Calcium redistribution induces hard-to-cook phenotype and increases PHA-L lectin thermal stability in common bean low phytic acid 1 mutant seeds

Authors: COMINELLI, ELEONORA - Institute Of Biology And Agricultural Biotechnology; GALIMBERTI, MICHELA - Institute Of Biology And Agricultural Biotechnology; PONGRAC, PAULA - J Stefan Institute; LANDONI, MICHELA - University Of Milan; LOSA, ALESSIA - Institute Of Biology And Agricultural Biotechnology; PAOLO, DARIO - Institute Of Biology And Agricultural Biotechnology; DAMINATI, MARIA GLORIA - Institute Of Biology And Agricultural Biotechnology; BOLLINI, ROBERTO - Institute Of Biology And Agricultural Biotechnology; Cichy, Karen; VOGEL-MIKUS, KATARINA - J Stefan Institute; SPARVOLI, FRANCESCA - Institute Of Biology And Agricultural Biotechnology

Submitted to: Food Chemistry
Publication Type: Peer Reviewed Journal
Publication Acceptance Date: 3/23/2020
Publication Date: 3/25/2020
Citation: Cominelli, E., Galimberti, M., Pongrac, P., Landoni, M., Losa, A., Paolo, D., Daminati, M., Bollini, R., Cichy, K.A., Vogel-Mikus, K., Sparvoli, F. 2020. Calcium redistribution induces hard-to-cook phenotype and increases PHA-L lectin thermal stability in common bean low phytic acid 1 mutant seeds. Food Chemistry. 32:126680. https://doi.org/10.1016/j.foodchem.2020.126680.
DOI: https://doi.org/10.1016/j.foodchem.2020.126680

Interpretive Summary: Phytic acid (PA) is the main compound used by seeds to store phosphorus for germinating seedlings. It also plays an important role in response to environmental stress and hormonal changes in plants. However, it is an antinutritional factor, because of its ability to chelate minerals important for human and animal nutrition into complexes that cannot be digested by monogastrics. To improve the nutritional quality of common beans, a biofortification program is underway focused on the reduction of PA content in seeds to increase the bioavailability of minerals. Low phytic acid (lpa) mutants in several crops, including common bean have been isolated and characterized. The lpa1 mutant common beans, exhibiting 90% reduction in seed PA concentration, has been shown to improve iron status in human trials, but adverse gastrointestinal effects have been reported and linked to the increased stability of a bean lectin, phytohemagglutinin L (PHA-L) in these seeds upon cooking. Moreover, it was suggested a hard to cook defect of the lpa1 seeds that seemed to intensify the problem. In the present work we confirmed the hard to cook phenotype of the lpa1 beans. We demonstrated that the lpa1 mutation strongly influences the stability of the PHA-L lectin but not that of the PHA-E lectin. We demonstrated that the mechanism by which the lpa1 mutation affects PHA-L stability involves an excess of free cations (most likely calcium, Ca2+) generated by the low levels of PA. We show that PHA-L thermal stability increases in presence of excess calcium during cooking and decreases in absence of divalent cations during cooking.

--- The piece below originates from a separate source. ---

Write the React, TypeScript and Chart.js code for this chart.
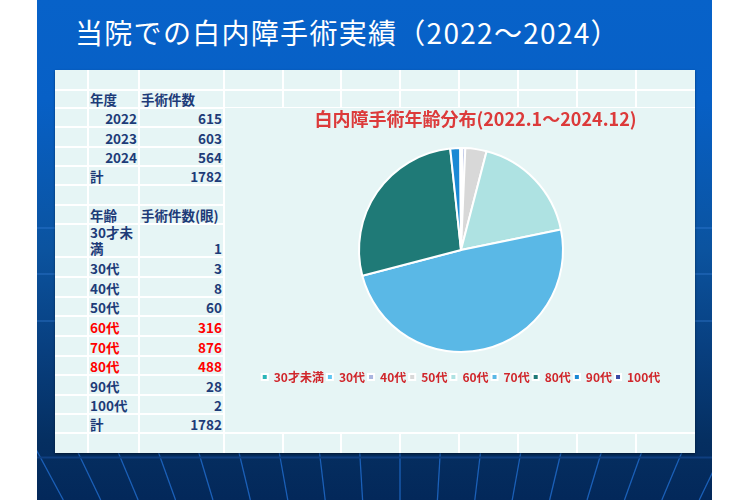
import React, { useEffect, useRef } from "react";
import { Chart, registerables } from "chart.js";

Chart.register(...registerables);

// ---------- data ----------
const slideTitle = "当院での白内障手術実績（2022～2024）";
const chartTitle = "白内障手術年齢分布(2022.1～2024.12)";

const yearHeader = ["年度", "手術件数"];
const years = ["2022", "2023", "2024"];
const yearCounts = [615, 603, 564];

const ageHeader = ["年齢", "手術件数(眼)"];
const ageLabels = ["30才未満", "30代", "40代", "50代", "60代", "70代", "80代", "90代", "100代"];
const ageCounts = [1, 3, 8, 60, 316, 876, 488, 28, 2];
const ageColors = ["#2bb6b8", "#5ec7f3", "#a9b5df", "#d8d8d8", "#aee2e2", "#5ab8e6", "#1f7a77", "#1a89d4", "#3a4ba6"];
const highlightAges = ["60代", "70代", "80代"];
const totalLabel = "計";

// ---------- layout (not data) ----------
const FONT = "'Noto Sans CJK JP', 'Noto Sans', sans-serif";
const rowTops = [70, 90, 108, 127, 147, 166, 185, 205, 224, 257, 277, 297, 316, 336, 356, 375, 395, 414, 433, 453];
const colXs = [55, 88, 139, 224, 283, 341, 400, 459, 518, 577, 636, 695];
const PANEL_BG = "#e6f5f5";
const TEXT = "#1d3b78";
const RED = "#ff0000";

function sum(a: number[]) {
  return a.reduce((s, v) => s + v, 0);
}

type CellProps = { row: number; col: number; text: string; align: "left" | "right"; color?: string };

function Cell({ row, col, text, align, color }: CellProps) {
  const x0 = colXs[col];
  const x1 = colXs[col + 1];
  const y0 = rowTops[row];
  const y1 = rowTops[row + 1];
  return (
    <div
      style={{
        position: "absolute",
        left: x0 + 2,
        top: y0,
        width: x1 - x0 - 4,
        height: y1 - y0 - 1,
        display: "flex",
        alignItems: "flex-end",
        justifyContent: align === "left" ? "flex-start" : "flex-end",
        textAlign: align,
        fontFamily: FONT,
        fontWeight: "bold",
        fontSize: 13.5,
        lineHeight: "16px",
        color: color || TEXT,
        wordBreak: "break-all",
      }}
    >
      <span>{text}</span>
    </div>
  );
}

function Background() {
  const lines: JSX.Element[] = [];
  const vx = 400;
  const vy = 1125;
  for (let k = -10; k <= 9; k++) {
    const xt = vx + k * 41;
    const yt = 440;
    const yb = 500;
    const xb = xt + ((vx - xt) * (yb - yt)) / (vy - yt);
    lines.push(<line key={k} x1={xt} y1={yt} x2={xb} y2={yb} stroke="#1e66c2" strokeWidth={1.3} opacity={0.9} />);
  }
  return (
    <svg width={675} height={500} viewBox="37 0 675 500" style={{ position: "absolute", left: 37, top: 0 }}>
      {lines}
      <line x1={37} y1={457.5} x2={712} y2={457.5} stroke="#0f3f80" strokeWidth={2} />
      {[228, 274, 321].map((y) => (
        <line key={y} x1={37} y1={y} x2={712} y2={y} stroke="#3d86e0" strokeWidth={1} opacity={0.6} />
      ))}
    </svg>
  );
}

function GridLines() {
  const els: JSX.Element[] = [];
  colXs.slice(1, -1).forEach((x, i) => {
    els.push(
      <div key={"v" + i} style={{ position: "absolute", left: x - 1, top: rowTops[0], width: 2, height: rowTops[rowTops.length - 1] - rowTops[0], background: "#ffffff" }} />
    );
  });
  rowTops.slice(1, -1).forEach((y, i) => {
    els.push(
      <div key={"h" + i} style={{ position: "absolute", left: colXs[0], top: y - 1, width: colXs[colXs.length - 1] - colXs[0], height: 2, background: "#ffffff" }} />
    );
  });
  return <>{els}</>;
}

export default function App() {
  const canvasRef = useRef<HTMLCanvasElement | null>(null);

  useEffect(() => {
    if (!canvasRef.current) return;
    const shiftTitle = {
      id: "shiftTitle",
      afterLayout(chart: any) {
        const tb = chart.titleBlock;
        if (tb) {
          tb.left += 14.5;
          tb.right += 14.5;
        }
      },
    };
    const chart = new Chart(canvasRef.current, {
      type: "pie",
      data: {
        labels: ageLabels,
        datasets: [
          {
            data: ageCounts,
            backgroundColor: ageColors,
            borderColor: "#ffffff",
            borderWidth: 2,
            radius: 102,
          } as any,
        ],
      },
      options: {
        animation: false,
        responsive: false,
        maintainAspectRatio: false,
        layout: { padding: { left: 3, right: 0, top: 0, bottom: 40 } },
        plugins: {
          title: {
            display: true,
            text: chartTitle,
            color: "#dc3a3a",
            font: { family: FONT, size: 18, weight: "bold" },
            padding: { top: 0, bottom: 2.4 },
          },
          legend: {
            position: "bottom",
            labels: {
              boxWidth: 6,
              boxHeight: 6,
              padding: 3,
              color: "#d0262b",
              font: { family: FONT, size: 12, weight: "bold" },
            },
          },
          tooltip: { enabled: false },
        },
      },
      plugins: [shiftTitle],
    });
    return () => chart.destroy();
  }, []);

  const cells: JSX.Element[] = [];
  cells.push(<Cell key="yh0" row={1} col={1} text={yearHeader[0]} align="left" />);
  cells.push(<Cell key="yh1" row={1} col={2} text={yearHeader[1]} align="left" />);
  years.forEach((y, i) => {
    cells.push(<Cell key={"y" + i} row={2 + i} col={1} text={y} align="right" />);
    cells.push(<Cell key={"yc" + i} row={2 + i} col={2} text={String(yearCounts[i])} align="right" />);
  });
  cells.push(<Cell key="yt" row={5} col={1} text={totalLabel} align="left" />);
  cells.push(<Cell key="ytv" row={5} col={2} text={String(sum(yearCounts))} align="right" />);
  cells.push(<Cell key="ah0" row={7} col={1} text={ageHeader[0]} align="left" />);
  cells.push(<Cell key="ah1" row={7} col={2} text={ageHeader[1]} align="left" />);
  ageLabels.forEach((a, i) => {
    const c = highlightAges.includes(a) ? RED : undefined;
    cells.push(<Cell key={"a" + i} row={8 + i} col={1} text={a} align="left" color={c} />);
    cells.push(<Cell key={"ac" + i} row={8 + i} col={2} text={String(ageCounts[i])} align="right" color={c} />);
  });
  cells.push(<Cell key="at" row={17} col={1} text={totalLabel} align="left" />);
  cells.push(<Cell key="atv" row={17} col={2} text={String(sum(ageCounts))} align="right" />);

  return (
    <div style={{ position: "fixed", left: 0, top: 0, width: 750, height: 500, background: "#ffffff", overflow: "hidden" }}>
      <div
        style={{
          position: "absolute",
          left: 37,
          top: 0,
          width: 675,
          height: 500,
          background:
            "linear-gradient(to bottom, #0762c9 0px, #0760c6 100px, #0b539f 250px, #083f7f 350px, #052f61 440px, #03285a 500px)",
        }}
      />
      <Background />
      <div
        style={{
          position: "absolute",
          left: 75,
          top: 16,
          whiteSpace: "nowrap",
          fontFamily: FONT,
          fontSize: 28,
          lineHeight: "32px",
          color: "#ffffff",
          letterSpacing: 1.3,
        }}
      >
        {slideTitle}
      </div>
      <div
        style={{
          position: "absolute",
          left: colXs[0],
          top: rowTops[0],
          width: colXs[colXs.length - 1] - colXs[0],
          height: rowTops[rowTops.length - 1] - rowTops[0],
          background: PANEL_BG,
          boxShadow: "0 1px 2px rgba(0,0,0,0.5)",
        }}
      />
      <GridLines />
      {cells}
      <div
        style={{
          position: "absolute",
          left: colXs[3] + 1,
          top: rowTops[2],
          width: colXs[colXs.length - 1] - colXs[3] - 1,
          height: rowTops[18] - rowTops[2] - 1,
          background: PANEL_BG,
        }}
      >
        <canvas ref={canvasRef} width={469} height={325} style={{ display: "block" }} />
      </div>
    </div>
  );
}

Technical Abstract: Chelation of minerals by phytic acid in seeds reduces mineral bioavailability. The consumption of common bean seeds with the low phytic acid 1 (lpa1) mutant improved iron status in human trials, but caused adverse gastrointestinal effects presumably due to the increased stability of lectin phytohemagglutinin L (PHA-L) in these seeds, compared to the wild type (wt) ones. A hard-to-cook (HTC) defect observed in the lpa1 seeds intensified the problem. We quantified the HTC phenotype of the lpa1 common beans in three genetic backgrounds. In one genetic background we correlated it to the redistribution of calcium, whose concentration in all parts of the seed and particularly in the cell walls was larger in the lpa1 compared to the wt, demonstrating the so-called “phytase-phytate-pectin” theory. Furthermore, the lpa1 mutation in combination with the presence of different PHA alleles affected the stability of the PHA-L lectin, due to an excess of free cations.